There is, for example, a popular little book called “Introduction to Philosophy.” It contains concepts such as those I criticized yesterday and today. But the author becomes particularly strange when he talks about supernaturalism. He considers supernaturalism, the supernatural, to be particularly harmful because he believes that the natural is something that every human being can judge and examine for themselves; in the case of the supernatural, however, there is a danger that not everyone can judge for themselves, but instead accept something on the authority of others. This is naturally linked to the other statement: that the priesthood of all times has exploited this, since supernaturalism has corrupted people by making them dependent on belief in authority.

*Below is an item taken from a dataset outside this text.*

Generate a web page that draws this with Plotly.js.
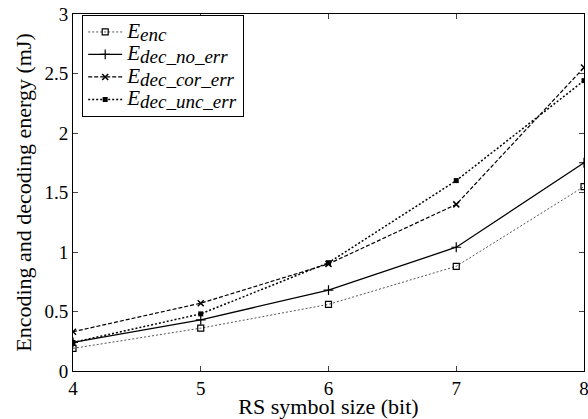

But if one considers the actual circumstances, one can say that when official philosophers today talk about the supernatural, they become downright childish. For it is a childish view, and it seems as if the man had no idea how magnificently rampant belief in authority is in our present time, even if people want to keep themselves free of it. How many people know, for example, on what the Copernican doctrine is based? They learn it in such a way that someone pretends to some spirit that a chair is placed in the universe and shows him: There the sun moves, and the planets move around it. But that is all nonsense. If people were shown what can really be revealed to them, they would get a completely different idea and would see how uncertain all the hypotheses are. But think how infinitely great is what people today believe on authority. How happy they are today in another field — to mention it as a side note — when a Bolshevik government reveals secret files to them on which the fate of countless people depends! There is then such a test of the matter in relation to the natural, that everyone can test it; but in relation to the supersensible, people think they would lose their independence. But that means turning things upside down. And one task of spiritual science will consist in many respects in putting things back on their feet again. It is quite natural that things are turned upside down: the conscious soul had to develop. But now they must be put back on their feet again.